Horthy and his family were taken to Germany where they were housed in an elegant baroque castle, albeit surrounded by a barbed wire fence. Eventually he was arrested by the Americans where he was interrogated by Andor Sziklay (A. C. Klay), a Hungarian working for the American secret service. In 1993 the notes of these conversations were published in Hungarian and they are telling. First and foremost, he was incapable of self-criticism and blamed everybody else. He kept repeating that events couldn’t have unfolded in any other way. He idealized the history of Hungary prior to 1918 and blamed Trianon for absolutely everything that happened afterward. He kept writing letters to Winston Churchill, Harry S. Truman, and Ernest Bevin and whomever he could think of in which he acted as if he were still the governor of Hungary. In one of these letters he even went so far as to claim that he did “everything in his power to save the country from the horrors of war.” Quite a bit of exaggeration, adds Turbucz.
Turbucz, echoing many other historians, is certain that it was Stalin who saved Horthy from ending up a war criminal. Mátyás Rákosi, secretary of the Hungarian Communist party, agreed with Stalin. They didn’t want to make a martyr out of him. As a result, he had to appear only as a witness at Nuremberg. During the questioning Horthy often claimed memory lapses, especially when it came to the so-called “Jewish laws” and an early 1941 deportation of about 15,000 Jews.
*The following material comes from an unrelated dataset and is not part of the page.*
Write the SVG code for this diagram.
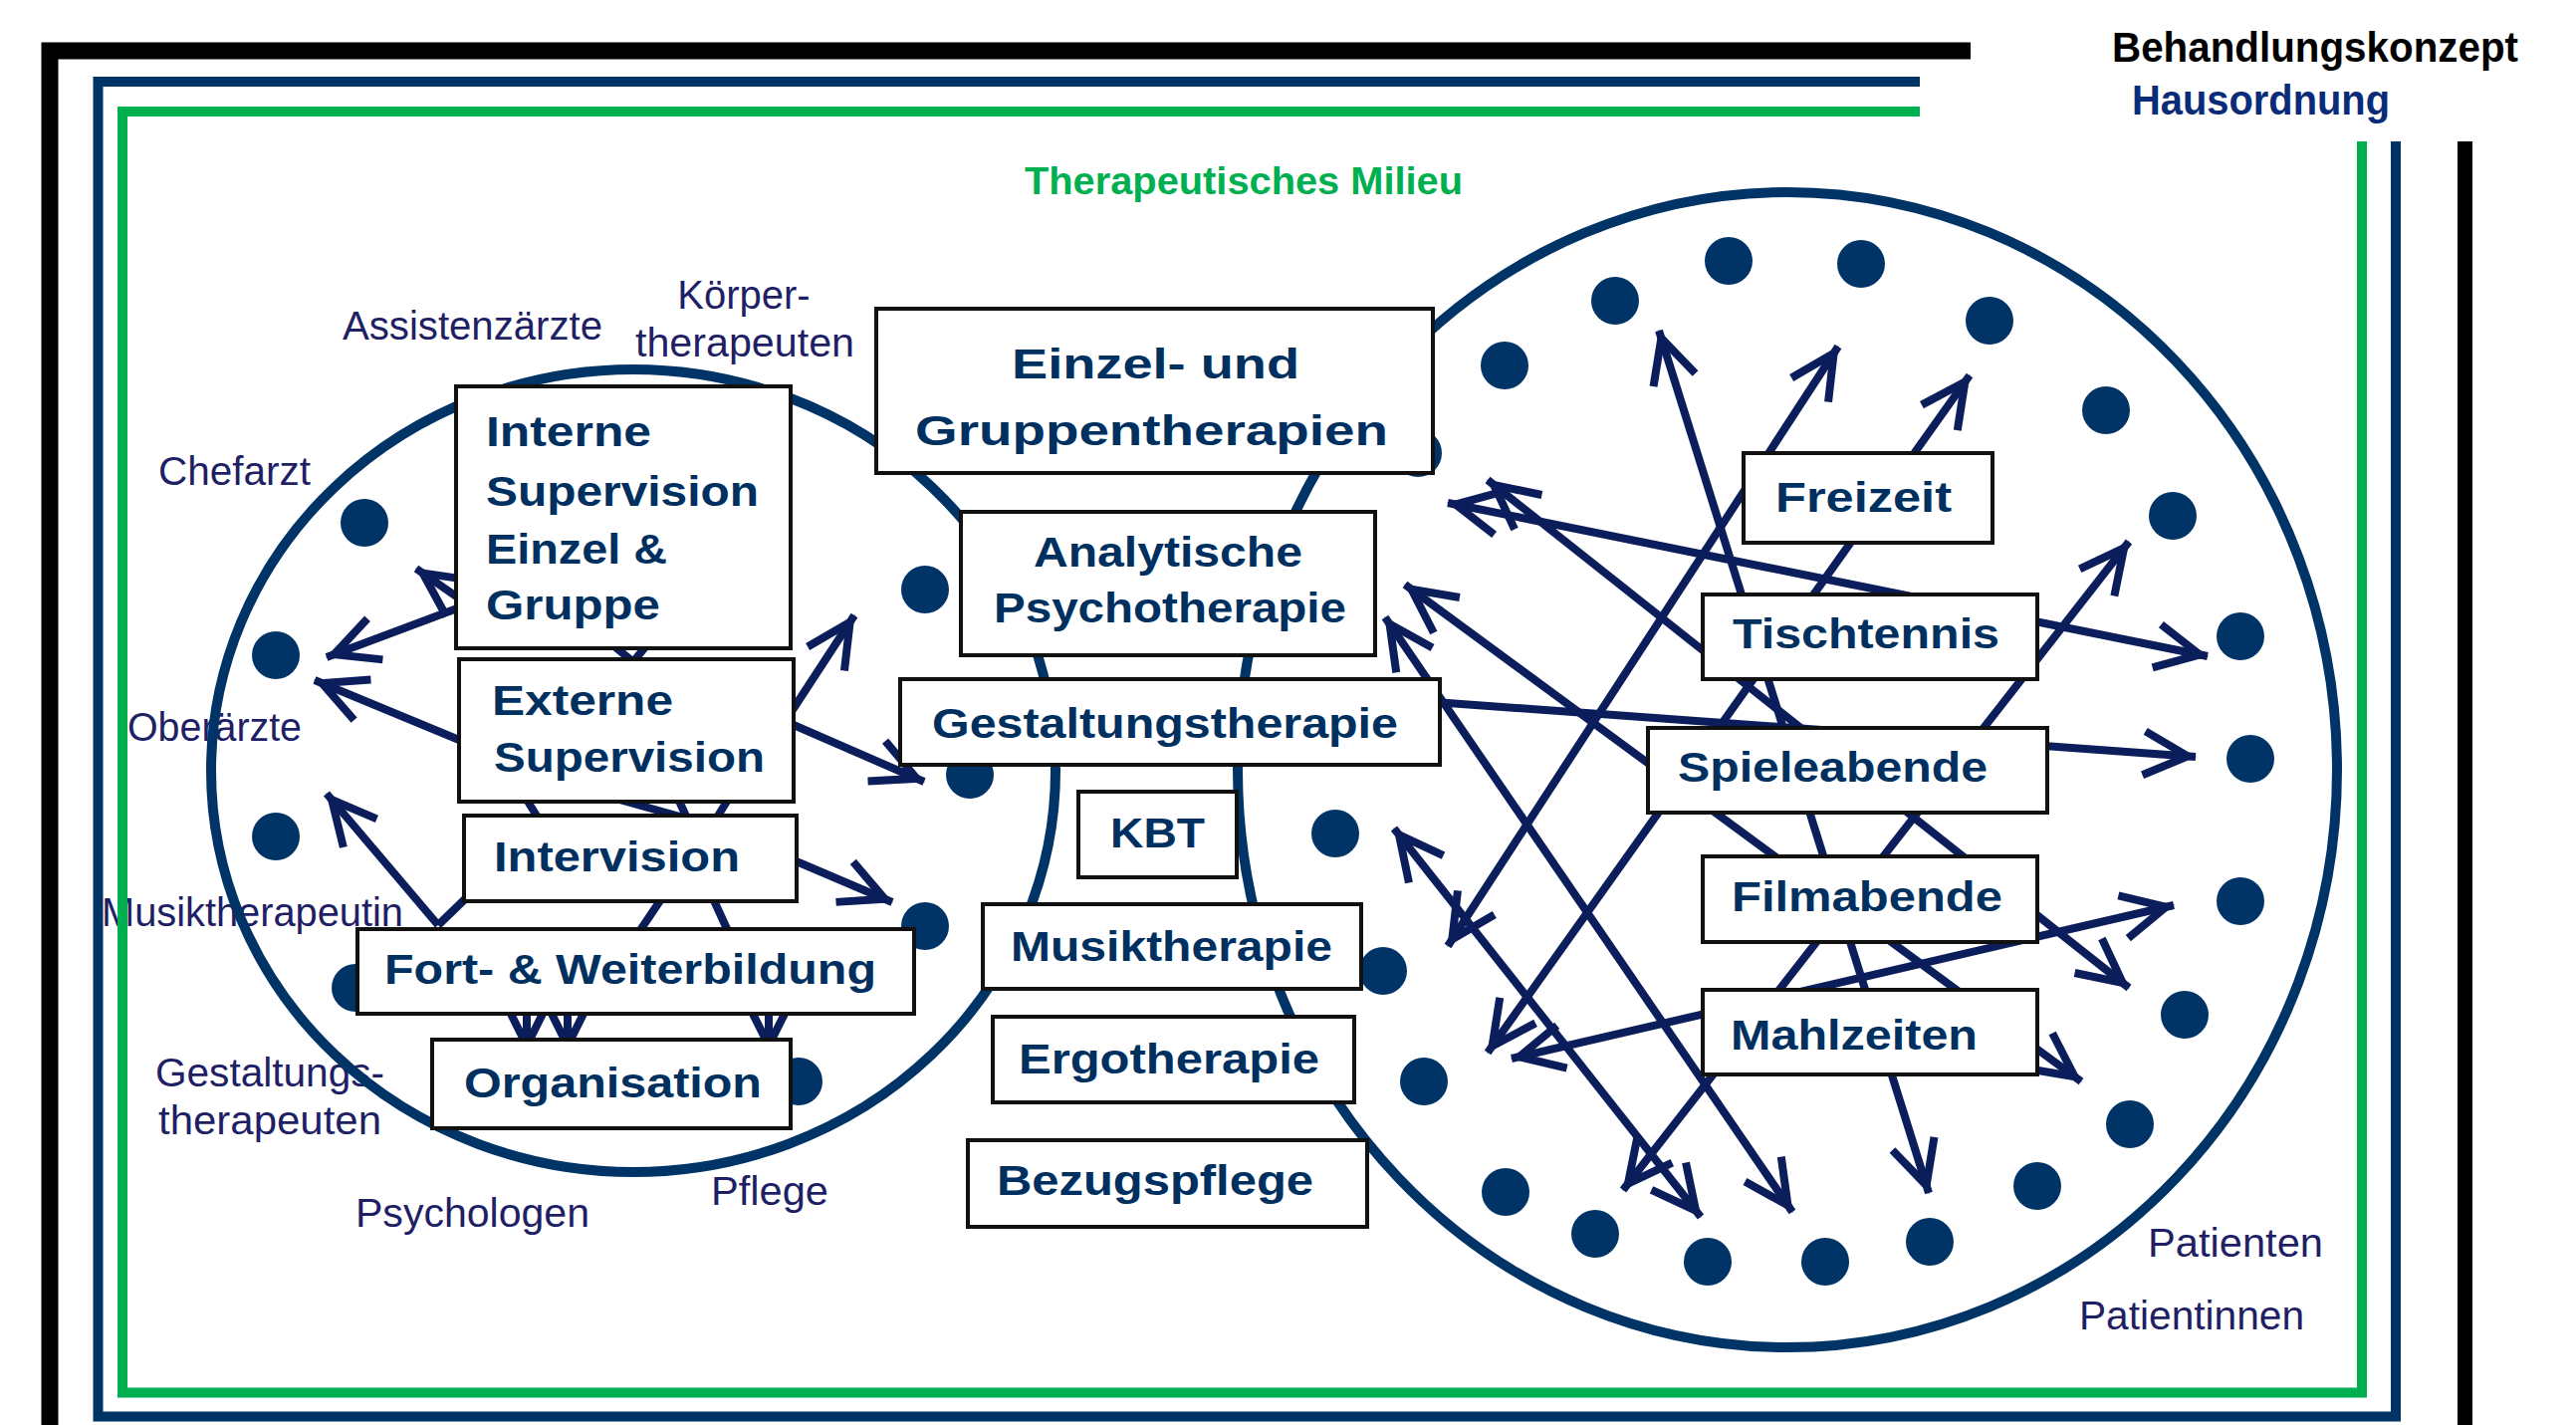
<svg xmlns="http://www.w3.org/2000/svg" width="2587" height="1431" viewBox="0 0 2587 1431">
<defs>
<style>
.bt{font-family:"Liberation Sans",Arial,sans-serif;font-weight:bold;font-size:42px;fill:#003060}
.lbl{font-family:"Liberation Sans",Arial,sans-serif;font-size:40px;fill:#1F1F66}
.box{fill:#fff;stroke:#111;stroke-width:4}
.ell{fill:none;stroke:#003366;stroke-width:10}
.dot{fill:#003366}
.conn line{stroke:#0B1E5B;stroke-width:8;fill:none}
.fr{fill:none;stroke-linejoin:miter;stroke-linecap:butt}
</style>
<marker id="ah" viewBox="-50 -30 70 60" refX="8" refY="0" markerWidth="70" markerHeight="60" markerUnits="userSpaceOnUse" orient="auto-start-reverse">
<path d="M-44,-22 L0,0 L-44,22" fill="none" stroke="#0B1E5B" stroke-width="8"/>
</marker>
</defs>
<rect width="2587" height="1431" fill="#fff"/>

<g id="labels">
<text class="lbl" x="344" y="341" textLength="261" lengthAdjust="spacingAndGlyphs">Assistenzärzte</text>
<text class="lbl" x="747" y="310" text-anchor="middle">Körper-</text>
<text class="lbl" x="638" y="358" textLength="220" lengthAdjust="spacingAndGlyphs">therapeuten</text>
<text class="lbl" x="159" y="487" textLength="153" lengthAdjust="spacingAndGlyphs">Chefarzt</text>
<text class="lbl" x="128" y="744" textLength="175" lengthAdjust="spacingAndGlyphs">Oberärzte</text>
<text class="lbl" x="102" y="930" textLength="303" lengthAdjust="spacingAndGlyphs">Musiktherapeutin</text>
<text class="lbl" x="156" y="1091" textLength="230" lengthAdjust="spacingAndGlyphs">Gestaltungs-</text>
<text class="lbl" x="159" y="1139" textLength="224" lengthAdjust="spacingAndGlyphs">therapeuten</text>
<text class="lbl" x="357" y="1232" textLength="235" lengthAdjust="spacingAndGlyphs">Psychologen</text>
<text class="lbl" x="714" y="1210" textLength="118" lengthAdjust="spacingAndGlyphs">Pflege</text>
<text class="lbl" x="2157" y="1262" textLength="176" lengthAdjust="spacingAndGlyphs">Patienten</text>
<text class="lbl" x="2088" y="1335" textLength="226" lengthAdjust="spacingAndGlyphs">Patientinnen</text>
</g>

<g id="titles">
<text x="2121" y="62" font-family="Liberation Sans, Arial, sans-serif" font-weight="bold" font-size="42" fill="#000" textLength="408" lengthAdjust="spacingAndGlyphs">Behandlungskonzept</text>
<text x="2141" y="115" font-family="Liberation Sans, Arial, sans-serif" font-weight="bold" font-size="42" fill="#0A2C78" textLength="259" lengthAdjust="spacingAndGlyphs">Hausordnung</text>
<text x="1029" y="195" font-family="Liberation Sans, Arial, sans-serif" font-weight="bold" font-size="39" fill="#00B050" textLength="440" lengthAdjust="spacingAndGlyphs">Therapeutisches Milieu</text>
</g>

<g id="circles">
<ellipse class="ell" cx="636" cy="774" rx="424" ry="403"/>
<ellipse class="ell" cx="1795" cy="773" rx="552" ry="580"/>
</g>

<g id="dots">
<circle class="dot" cx="366" cy="525" r="24"/>
<circle class="dot" cx="277" cy="658" r="24"/>
<circle class="dot" cx="277" cy="840" r="24"/>
<circle class="dot" cx="357" cy="992" r="24"/>
<circle class="dot" cx="929" cy="592" r="24"/>
<circle class="dot" cx="974" cy="778" r="24"/>
<circle class="dot" cx="929" cy="930" r="24"/>
<circle class="dot" cx="802" cy="1086" r="24"/>
<circle class="dot" cx="1424" cy="455" r="24"/>
<circle class="dot" cx="1511" cy="367" r="24"/>
<circle class="dot" cx="1622" cy="302" r="24"/>
<circle class="dot" cx="1736" cy="262" r="24"/>
<circle class="dot" cx="1869" cy="265" r="24"/>
<circle class="dot" cx="1998" cy="322" r="24"/>
<circle class="dot" cx="2115" cy="412" r="24"/>
<circle class="dot" cx="2182" cy="518" r="24"/>
<circle class="dot" cx="2250" cy="639" r="24"/>
<circle class="dot" cx="2260" cy="762" r="24"/>
<circle class="dot" cx="2250" cy="905" r="24"/>
<circle class="dot" cx="2194" cy="1019" r="24"/>
<circle class="dot" cx="2139" cy="1129" r="24"/>
<circle class="dot" cx="2046" cy="1191" r="24"/>
<circle class="dot" cx="1938" cy="1247" r="24"/>
<circle class="dot" cx="1833" cy="1267" r="24"/>
<circle class="dot" cx="1715" cy="1267" r="24"/>
<circle class="dot" cx="1602" cy="1239" r="24"/>
<circle class="dot" cx="1512" cy="1197" r="24"/>
<circle class="dot" cx="1430" cy="1086" r="24"/>
<circle class="dot" cx="1389" cy="975" r="24"/>
<circle class="dot" cx="1341" cy="837" r="24"/>
</g>

<g id="connectors" class="conn">
<line x1="459" y1="611" x2="328" y2="660" marker-end="url(#ah)"/>
<line x1="500" y1="628" x2="418" y2="571" marker-end="url(#ah)"/>
<line x1="461" y1="743" x2="316" y2="683" marker-end="url(#ah)"/>
<line x1="440" y1="929" x2="328" y2="797" marker-end="url(#ah)"/>
<line x1="790" y1="722" x2="858" y2="618" marker-end="url(#ah)"/>
<line x1="790" y1="725" x2="928" y2="785" marker-end="url(#ah)"/>
<line x1="795" y1="863" x2="896" y2="906" marker-end="url(#ah)"/>
<line x1="529" y1="990" x2="529" y2="1058" marker-end="url(#ah)"/>
<line x1="570" y1="990" x2="570" y2="1058" marker-end="url(#ah)"/>
<line x1="772" y1="990" x2="772" y2="1058" marker-end="url(#ah)"/>
<line x1="612" y1="645" x2="640" y2="668"/>
<line x1="652" y1="645" x2="633" y2="668"/>
<line x1="527" y1="800" x2="542" y2="824"/>
<line x1="615" y1="801" x2="690" y2="822"/>
<line x1="680" y1="800" x2="691" y2="824"/>
<line x1="733" y1="800" x2="718" y2="824"/>
<line x1="666" y1="900" x2="641" y2="937"/>
<line x1="715" y1="900" x2="732" y2="937"/>
<line x1="440" y1="929" x2="470" y2="900"/>
<line x1="1666" y1="332" x2="1937" y2="1198" marker-start="url(#ah)" marker-end="url(#ah)"/>
<line x1="1846" y1="348" x2="1454" y2="950" marker-start="url(#ah)" marker-end="url(#ah)"/>
<line x1="1454" y1="505" x2="2217" y2="659" marker-start="url(#ah)" marker-end="url(#ah)"/>
<line x1="1494" y1="482" x2="2138" y2="992" marker-start="url(#ah)" marker-end="url(#ah)"/>
<line x1="1411" y1="587" x2="2090" y2="1086" marker-start="url(#ah)" marker-end="url(#ah)"/>
<line x1="1391" y1="620" x2="1800" y2="1217" marker-start="url(#ah)" marker-end="url(#ah)"/>
<line x1="1400" y1="832" x2="1708" y2="1222" marker-start="url(#ah)" marker-end="url(#ah)"/>
<line x1="1978" y1="377" x2="1494" y2="1057" marker-start="url(#ah)" marker-end="url(#ah)"/>
<line x1="2138" y1="544" x2="1630" y2="1195" marker-start="url(#ah)" marker-end="url(#ah)"/>
<line x1="1518" y1="1063" x2="2183" y2="909" marker-start="url(#ah)" marker-end="url(#ah)"/>
<line x1="1440" y1="705" x2="2205" y2="760" marker-end="url(#ah)"/>
</g>

<g id="node-interne"><rect class="box" x="458" y="388" width="336" height="263"/>
<text class="bt" x="488" y="448" textLength="166" lengthAdjust="spacingAndGlyphs">Interne</text>
<text class="bt" x="488" y="508" textLength="274" lengthAdjust="spacingAndGlyphs">Supervision</text>
<text class="bt" x="488" y="566" textLength="182" lengthAdjust="spacingAndGlyphs">Einzel &amp;</text>
<text class="bt" x="488" y="622" textLength="175" lengthAdjust="spacingAndGlyphs">Gruppe</text></g>
<g id="node-externe"><rect class="box" x="461" y="662" width="336" height="143"/>
<text class="bt" x="494" y="718" textLength="182" lengthAdjust="spacingAndGlyphs">Externe</text>
<text class="bt" x="496" y="775" textLength="272" lengthAdjust="spacingAndGlyphs">Supervision</text></g>
<g id="node-intervision"><rect class="box" x="466" y="819" width="334" height="86"/>
<text class="bt" x="496" y="875" textLength="247" lengthAdjust="spacingAndGlyphs">Intervision</text></g>
<g id="node-fort"><rect class="box" x="359" y="933" width="559" height="85"/>
<text class="bt" x="386" y="988" textLength="494" lengthAdjust="spacingAndGlyphs">Fort- &amp; Weiterbildung</text></g>
<g id="node-organisation"><rect class="box" x="434" y="1044" width="360" height="89"/>
<text class="bt" x="466" y="1102" textLength="299" lengthAdjust="spacingAndGlyphs">Organisation</text></g>

<g id="node-einzel"><rect class="box" x="880" y="310" width="559" height="165"/>
<text class="bt" x="1016" y="380" font-size="53" textLength="289" lengthAdjust="spacingAndGlyphs">Einzel- und</text>
<text class="bt" x="919" y="447" font-size="53" textLength="475" lengthAdjust="spacingAndGlyphs">Gruppentherapien</text></g>
<g id="node-analytische"><rect class="box" x="965" y="514" width="416" height="144"/>
<text class="bt" x="1038" y="569" textLength="270" lengthAdjust="spacingAndGlyphs">Analytische</text>
<text class="bt" x="998" y="625" textLength="354" lengthAdjust="spacingAndGlyphs">Psychotherapie</text></g>
<g id="node-gestaltung"><rect class="box" x="904" y="682" width="542" height="86"/>
<text class="bt" x="936" y="741" textLength="468" lengthAdjust="spacingAndGlyphs">Gestaltungstherapie</text></g>
<g id="node-kbt"><rect class="box" x="1083" y="795" width="159" height="86"/>
<text class="bt" x="1115" y="851" textLength="95" lengthAdjust="spacingAndGlyphs">KBT</text></g>
<g id="node-musik"><rect class="box" x="987" y="908" width="380" height="85"/>
<text class="bt" x="1015" y="965" textLength="323" lengthAdjust="spacingAndGlyphs">Musiktherapie</text></g>
<g id="node-ergo"><rect class="box" x="997" y="1021" width="363" height="86"/>
<text class="bt" x="1023" y="1078" textLength="302" lengthAdjust="spacingAndGlyphs">Ergotherapie</text></g>
<g id="node-bezug"><rect class="box" x="972" y="1145" width="401" height="87"/>
<text class="bt" x="1001" y="1200" textLength="318" lengthAdjust="spacingAndGlyphs">Bezugspflege</text></g>

<g id="node-freizeit"><rect class="box" x="1751" y="455" width="250" height="90"/>
<text class="bt" x="1783" y="514" textLength="177" lengthAdjust="spacingAndGlyphs">Freizeit</text></g>
<g id="node-tischtennis"><rect class="box" x="1710" y="597" width="336" height="85"/>
<text class="bt" x="1740" y="651" textLength="268" lengthAdjust="spacingAndGlyphs">Tischtennis</text></g>
<g id="node-spieleabende"><rect class="box" x="1655" y="731" width="401" height="85"/>
<text class="bt" x="1685" y="785" textLength="311" lengthAdjust="spacingAndGlyphs">Spieleabende</text></g>
<g id="node-filmabende"><rect class="box" x="1710" y="860" width="336" height="86"/>
<text class="bt" x="1739" y="915" textLength="272" lengthAdjust="spacingAndGlyphs">Filmabende</text></g>
<g id="node-mahlzeiten"><rect class="box" x="1710" y="994" width="336" height="85"/>
<text class="bt" x="1738" y="1054" textLength="248" lengthAdjust="spacingAndGlyphs">Mahlzeiten</text></g>

<g id="frames">
<path class="fr" d="M50 1431 V51 H1979" stroke="#000" stroke-width="17"/>
<line x1="2475.5" y1="142" x2="2475.5" y2="1431" stroke="#000" stroke-width="15"/>
<path class="fr" d="M1928 82 H98.5 V1422.5 H2406 V142" stroke="#003366" stroke-width="10"/>
<path class="fr" d="M1928 112 H123 V1398.5 H2372 V142" stroke="#00B050" stroke-width="10"/>
</g>
</svg>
Finally, Turbucz spends a few pages on the anti-Horthy cult that took hold after 1945. In the 1950s the Horthy regime was described as fascist and Horthy as a dictator. Of course, this wasn’t the case, but the Horthy regime remains a system Viktor Orbán wants to establish in Hungary: a quasi-democracy where one party with overwhelming representation in parliament and without much interference from a very weak opposition runs the show. No wonder that Orbán feels a certain affinity to the regime and the man after whom it is named.